То и дело я допускала некоторые вольности со временем. Колесо-топчак из работного дома, на котором, согласно моей фантазии, покалечилась Подарочек, существовало на самом деле, однако я предвосхитила его появление на семь лет. Налет на африканскую церковь в Чарльстоне, сделавший Денмарка Визи радикалом, произошел в июне 1818 года, на год раньше, чем я описала. Я также предвосхитила песенку про алфавит, которую Сара, по моему описанию, пела детям в воскресной школе для цветных, где она преподавала на самом деле. Письмо Ангелины в аболиционистскую газету в действительности послужило рычагом, который подтолкнул сестер к публичным подмосткам, но Сара, вопреки моей версии, не сразу согласилась с заявлениями сестры. Сара часто медлила в решающие моменты, что обычно не нравится романисту. Ей понадобился год, чтобы наконец уступить и отдаться революционной работе, ставшей для нее высшим достижением. Должна также признаться, что Сару с Ангелиной не сразу исключили из консервативной квакерской организации, но письмо Ангелины действительно вызвало осуждение и угрозы со стороны комитета по надзору. Сестер фактически исключили тремя годами позднее – Ангелину за брак с не-квакером, а Сару – за присутствие на свадьбе.

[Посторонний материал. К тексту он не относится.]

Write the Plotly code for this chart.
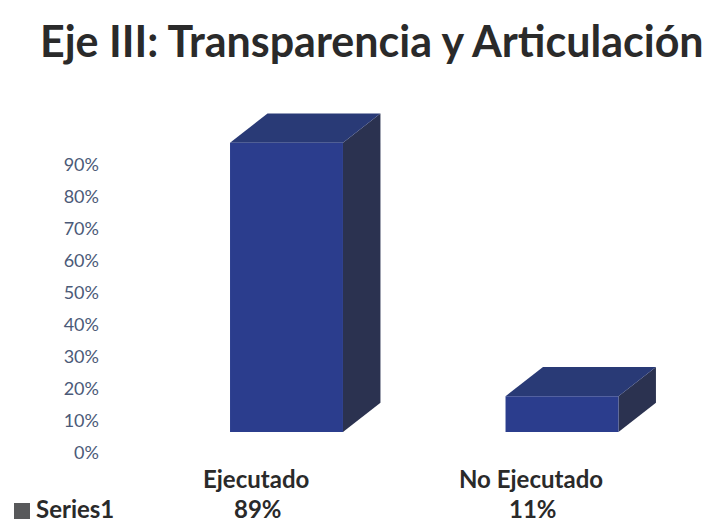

Необычный и трогательный симбиоз, начавшийся с того, что Сара в двенадцать лет стала крестной матерью сестры, позволяет думать, что они не возражали бы против моих вольностей: время от времени я передавала некоторые слова и поступки Ангелины Саре. Яркий пример – антирабовладельческие памфлеты к женщинам и духовенству Юга, которые написали сестры. Первой высказала эту идею Ангелина, а не Сара, и она написала памфлет на год раньше Сары. Тем не менее Сара, погрузившись в сочинение эссе, стала совершенным теоретиком и писателем, в то время как Ангелина превратилась в самого блестящего и убедительного оратора своего времени. Дерзкие феминистические аргументы Сары в «Письмах о равенстве полов», опубликованных в 1837 году, вдохновили таких женщин, как Люси Стоун, Эбби Келли, Элизабет Кэди Стэнтон, Лукреция Мотт, и заметно повлияли на них. В дальнейшем именно памфлеты Ангелины публично сожгли в Чарльстоне, что заставило миссис Гримке предупредить дочь не возвращаться в город под угрозой ареста. Следует отметить, правда, что Сару тоже не жаловали в городе.
Я сократила и объединила некоторые события публичных выступлений сестер, происходивших с декабря 1836-го по май 1838-го, сжато описав нападки, осуждение, враждебность и насилие – все то, с чем они сталкивались в ответ на выступления. Они сотрясали и наконец разрушили гендерный барьер, лишавший американских женщин права на голосование и участие в политических и социальных сферах. Ангелина однажды высказалась: «Мы, аболиционистки, переворачиваем мир вверх тормашками». Колкость Сары, которую я включила в роман, была более язвительной: «Единственное, чего я прошу у наших братьев: слезьте с нашей шеи».